▶ **Exercise material**
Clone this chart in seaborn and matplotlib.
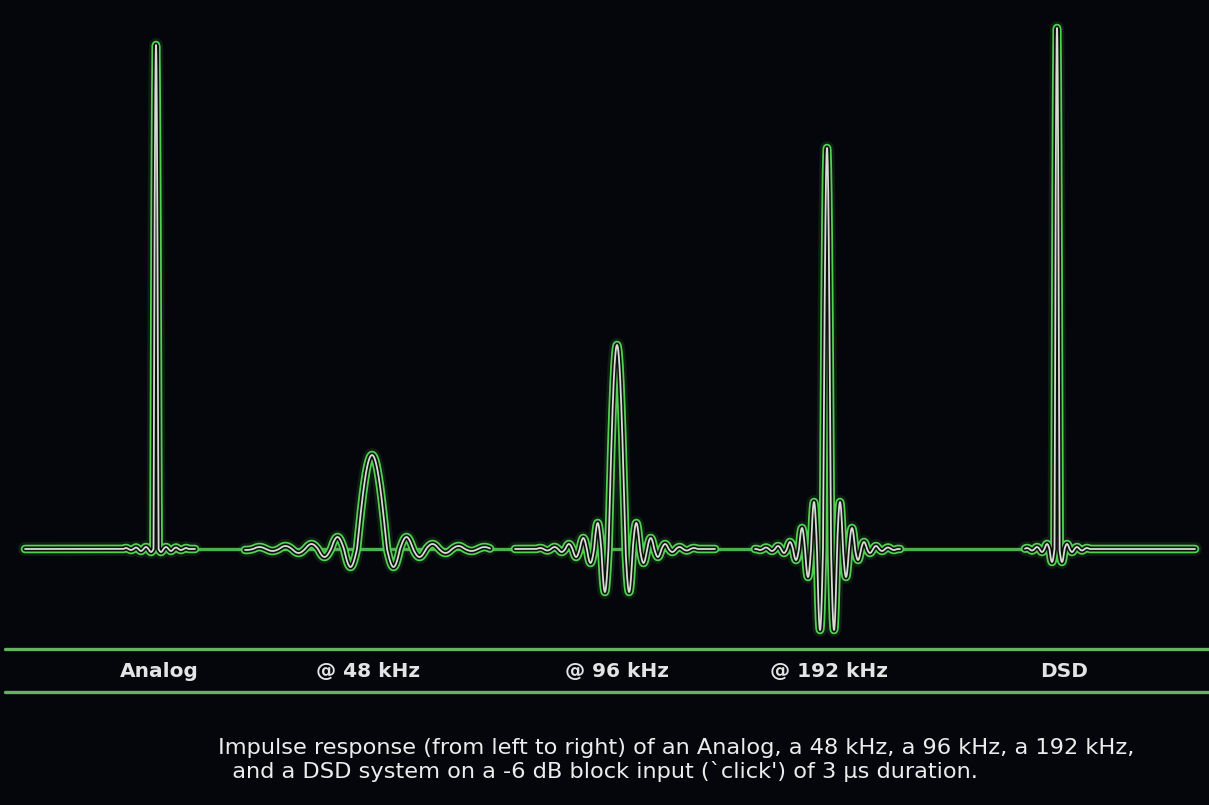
...
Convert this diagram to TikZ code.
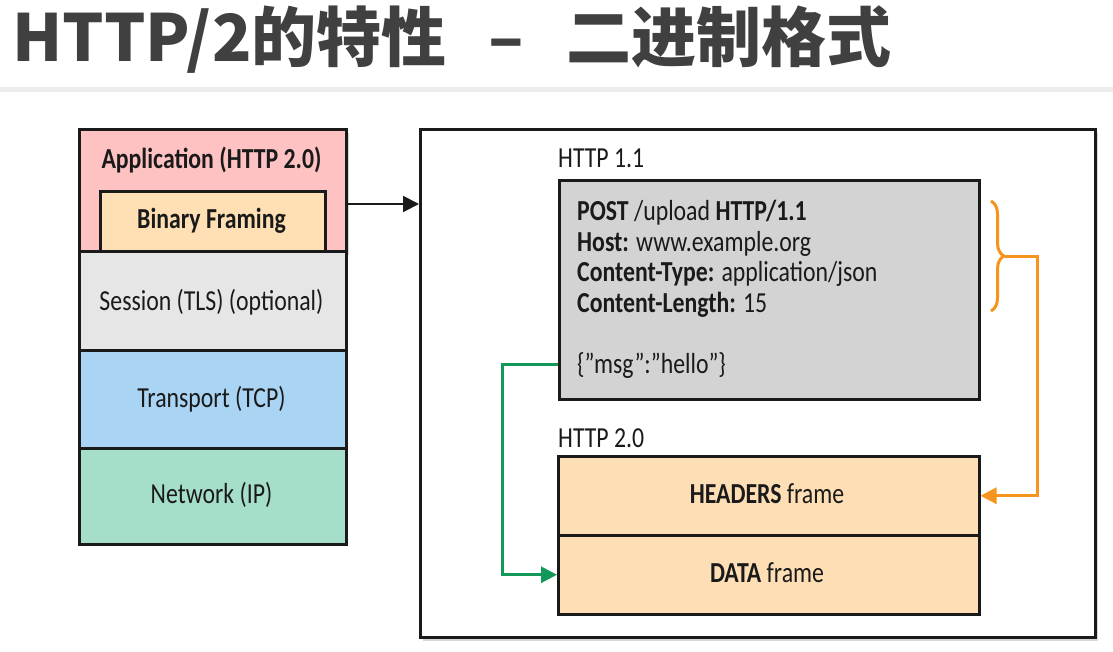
---
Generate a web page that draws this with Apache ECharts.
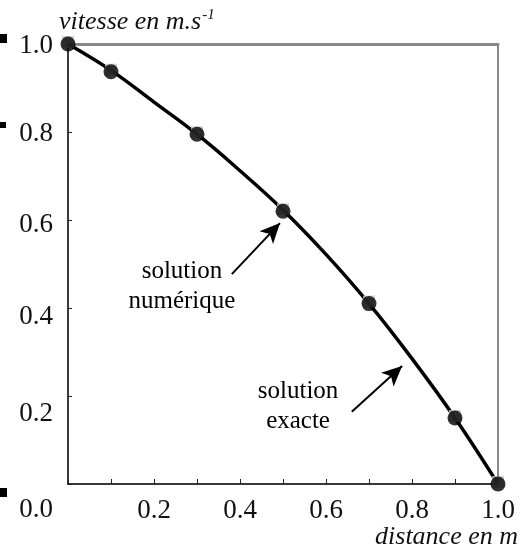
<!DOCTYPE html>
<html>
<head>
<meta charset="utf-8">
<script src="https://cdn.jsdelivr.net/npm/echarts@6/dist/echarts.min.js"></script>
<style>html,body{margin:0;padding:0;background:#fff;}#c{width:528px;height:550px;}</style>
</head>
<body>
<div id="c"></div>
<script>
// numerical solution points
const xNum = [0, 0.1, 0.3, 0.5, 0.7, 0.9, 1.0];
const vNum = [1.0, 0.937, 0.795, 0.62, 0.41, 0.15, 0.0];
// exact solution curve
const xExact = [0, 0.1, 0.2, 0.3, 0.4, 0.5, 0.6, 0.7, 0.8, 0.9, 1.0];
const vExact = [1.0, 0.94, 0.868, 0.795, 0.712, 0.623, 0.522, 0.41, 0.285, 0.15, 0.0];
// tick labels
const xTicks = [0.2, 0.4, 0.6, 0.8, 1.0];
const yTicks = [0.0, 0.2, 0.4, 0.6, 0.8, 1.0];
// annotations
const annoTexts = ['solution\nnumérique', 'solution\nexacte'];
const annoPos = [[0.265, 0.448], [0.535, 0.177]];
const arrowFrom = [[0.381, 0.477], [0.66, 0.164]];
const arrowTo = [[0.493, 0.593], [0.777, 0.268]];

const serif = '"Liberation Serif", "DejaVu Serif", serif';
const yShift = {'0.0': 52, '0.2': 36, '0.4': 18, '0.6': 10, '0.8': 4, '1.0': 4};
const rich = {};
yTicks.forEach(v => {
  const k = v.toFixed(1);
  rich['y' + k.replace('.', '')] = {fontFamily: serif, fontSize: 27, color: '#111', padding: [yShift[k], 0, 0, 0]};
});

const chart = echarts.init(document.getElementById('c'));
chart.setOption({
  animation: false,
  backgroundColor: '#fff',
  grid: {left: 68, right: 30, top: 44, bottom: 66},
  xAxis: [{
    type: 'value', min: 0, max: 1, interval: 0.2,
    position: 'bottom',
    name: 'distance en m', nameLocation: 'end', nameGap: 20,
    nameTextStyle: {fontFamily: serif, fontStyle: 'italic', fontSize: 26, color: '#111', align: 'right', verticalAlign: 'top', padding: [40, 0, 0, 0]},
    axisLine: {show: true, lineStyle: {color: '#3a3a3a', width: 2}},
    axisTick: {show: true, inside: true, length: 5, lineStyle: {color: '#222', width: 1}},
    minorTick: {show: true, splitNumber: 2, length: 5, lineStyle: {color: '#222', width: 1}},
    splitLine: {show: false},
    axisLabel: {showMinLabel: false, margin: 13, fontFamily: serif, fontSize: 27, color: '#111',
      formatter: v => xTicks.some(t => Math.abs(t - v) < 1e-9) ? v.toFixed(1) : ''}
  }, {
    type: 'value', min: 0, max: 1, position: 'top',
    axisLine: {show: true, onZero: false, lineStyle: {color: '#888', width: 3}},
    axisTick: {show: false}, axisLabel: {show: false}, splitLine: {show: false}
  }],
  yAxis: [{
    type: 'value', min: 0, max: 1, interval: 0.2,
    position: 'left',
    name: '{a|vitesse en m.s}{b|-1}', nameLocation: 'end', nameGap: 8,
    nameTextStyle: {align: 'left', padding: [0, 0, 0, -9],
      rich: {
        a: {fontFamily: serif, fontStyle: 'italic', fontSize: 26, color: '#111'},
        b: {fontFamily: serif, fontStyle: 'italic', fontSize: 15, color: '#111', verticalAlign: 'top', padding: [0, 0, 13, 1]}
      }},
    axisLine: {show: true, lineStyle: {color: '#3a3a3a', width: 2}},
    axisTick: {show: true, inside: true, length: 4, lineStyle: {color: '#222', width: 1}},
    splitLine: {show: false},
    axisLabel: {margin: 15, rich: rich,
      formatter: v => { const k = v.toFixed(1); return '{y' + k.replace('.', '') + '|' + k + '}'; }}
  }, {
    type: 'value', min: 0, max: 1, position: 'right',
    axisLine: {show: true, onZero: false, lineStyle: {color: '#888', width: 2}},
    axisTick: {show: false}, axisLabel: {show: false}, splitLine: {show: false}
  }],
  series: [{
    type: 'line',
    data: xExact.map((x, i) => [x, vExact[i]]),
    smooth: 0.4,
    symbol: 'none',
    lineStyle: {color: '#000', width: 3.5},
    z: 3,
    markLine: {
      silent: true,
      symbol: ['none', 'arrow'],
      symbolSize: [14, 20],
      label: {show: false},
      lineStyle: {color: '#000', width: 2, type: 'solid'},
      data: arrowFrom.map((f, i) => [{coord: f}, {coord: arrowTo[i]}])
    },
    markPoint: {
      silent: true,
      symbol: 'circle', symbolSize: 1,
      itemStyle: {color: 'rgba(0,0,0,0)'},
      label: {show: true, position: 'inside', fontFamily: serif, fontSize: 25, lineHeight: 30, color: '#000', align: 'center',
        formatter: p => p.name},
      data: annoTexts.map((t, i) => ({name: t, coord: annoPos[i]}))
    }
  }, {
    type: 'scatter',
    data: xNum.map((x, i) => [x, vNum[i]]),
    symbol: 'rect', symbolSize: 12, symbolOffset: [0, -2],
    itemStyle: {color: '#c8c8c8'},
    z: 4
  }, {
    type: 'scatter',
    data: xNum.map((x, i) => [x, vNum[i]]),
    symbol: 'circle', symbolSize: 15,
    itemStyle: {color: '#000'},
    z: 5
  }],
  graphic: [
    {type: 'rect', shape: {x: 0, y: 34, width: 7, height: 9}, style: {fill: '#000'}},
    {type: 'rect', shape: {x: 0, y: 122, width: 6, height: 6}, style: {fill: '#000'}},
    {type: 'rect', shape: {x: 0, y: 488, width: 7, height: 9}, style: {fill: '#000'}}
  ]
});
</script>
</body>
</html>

▶ **Problem description**
Copy the listing above exactly, but only from the line with "Generate a web" through the line with "const arrowTo = [[0.493, 0.593], [0.777, 0.268]];", including those two lines and excluding any picture.

▶ **Written answer**
Generate a web page that draws this with Apache ECharts.
<!DOCTYPE html>
<html>
<head>
<meta charset="utf-8">
<script src="https://cdn.jsdelivr.net/npm/echarts@6/dist/echarts.min.js"></script>
<style>html,body{margin:0;padding:0;background:#fff;}#c{width:528px;height:550px;}</style>
</head>
<body>
<div id="c"></div>
<script>
// numerical solution points
const xNum = [0, 0.1, 0.3, 0.5, 0.7, 0.9, 1.0];
const vNum = [1.0, 0.937, 0.795, 0.62, 0.41, 0.15, 0.0];
// exact solution curve
const xExact = [0, 0.1, 0.2, 0.3, 0.4, 0.5, 0.6, 0.7, 0.8, 0.9, 1.0];
const vExact = [1.0, 0.94, 0.868, 0.795, 0.712, 0.623, 0.522, 0.41, 0.285, 0.15, 0.0];
// tick labels
const xTicks = [0.2, 0.4, 0.6, 0.8, 1.0];
const yTicks = [0.0, 0.2, 0.4, 0.6, 0.8, 1.0];
// annotations
const annoTexts = ['solution\nnumérique', 'solution\nexacte'];
const annoPos = [[0.265, 0.448], [0.535, 0.177]];
const arrowFrom = [[0.381, 0.477], [0.66, 0.164]];
const arrowTo = [[0.493, 0.593], [0.777, 0.268]];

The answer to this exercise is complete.